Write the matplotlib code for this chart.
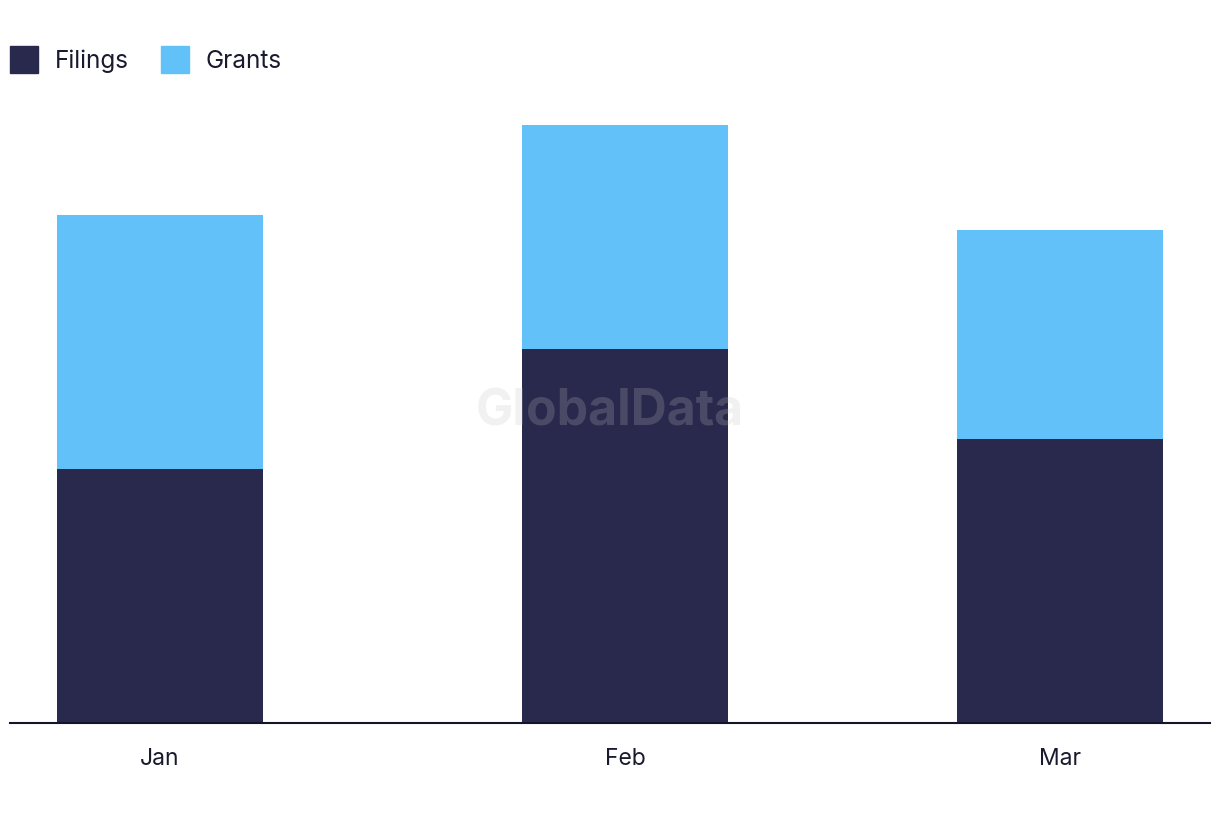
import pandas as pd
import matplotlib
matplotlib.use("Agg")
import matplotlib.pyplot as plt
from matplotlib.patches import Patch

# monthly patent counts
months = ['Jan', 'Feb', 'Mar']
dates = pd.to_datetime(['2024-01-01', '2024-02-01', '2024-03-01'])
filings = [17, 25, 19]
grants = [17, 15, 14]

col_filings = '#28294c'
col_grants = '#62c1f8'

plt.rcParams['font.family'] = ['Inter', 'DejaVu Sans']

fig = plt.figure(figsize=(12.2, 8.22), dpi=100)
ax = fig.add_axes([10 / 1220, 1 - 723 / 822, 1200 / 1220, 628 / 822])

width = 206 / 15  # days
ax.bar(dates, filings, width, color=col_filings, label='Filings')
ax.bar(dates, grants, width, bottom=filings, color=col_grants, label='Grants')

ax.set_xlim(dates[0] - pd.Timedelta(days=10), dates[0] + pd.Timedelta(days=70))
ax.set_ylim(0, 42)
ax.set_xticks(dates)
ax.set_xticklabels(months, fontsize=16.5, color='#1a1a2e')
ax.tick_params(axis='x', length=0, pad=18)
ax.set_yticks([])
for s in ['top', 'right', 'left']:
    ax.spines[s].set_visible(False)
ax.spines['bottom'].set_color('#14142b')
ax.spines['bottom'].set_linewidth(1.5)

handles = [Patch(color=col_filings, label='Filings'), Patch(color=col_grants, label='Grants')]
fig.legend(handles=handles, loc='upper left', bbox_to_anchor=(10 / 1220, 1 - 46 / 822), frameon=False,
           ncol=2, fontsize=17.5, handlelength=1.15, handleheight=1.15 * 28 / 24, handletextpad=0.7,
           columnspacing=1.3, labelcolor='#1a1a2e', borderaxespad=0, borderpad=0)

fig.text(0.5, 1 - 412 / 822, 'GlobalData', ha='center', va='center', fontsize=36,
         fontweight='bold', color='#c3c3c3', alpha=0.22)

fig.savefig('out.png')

______

Restate exactly, please, only the lines between the start of the data and the line containing "ax = fig.add_axes([10", both ends included, skipping the pictures.

Write the matplotlib code for this chart.
import pandas as pd
import matplotlib
matplotlib.use("Agg")
import matplotlib.pyplot as plt
from matplotlib.patches import Patch

# monthly patent counts
months = ['Jan', 'Feb', 'Mar']
dates = pd.to_datetime(['2024-01-01', '2024-02-01', '2024-03-01'])
filings = [17, 25, 19]
grants = [17, 15, 14]

col_filings = '#28294c'
col_grants = '#62c1f8'

plt.rcParams['font.family'] = ['Inter', 'DejaVu Sans']

fig = plt.figure(figsize=(12.2, 8.22), dpi=100)
ax = fig.add_axes([10 / 1220, 1 - 723 / 822, 1200 / 1220, 628 / 822])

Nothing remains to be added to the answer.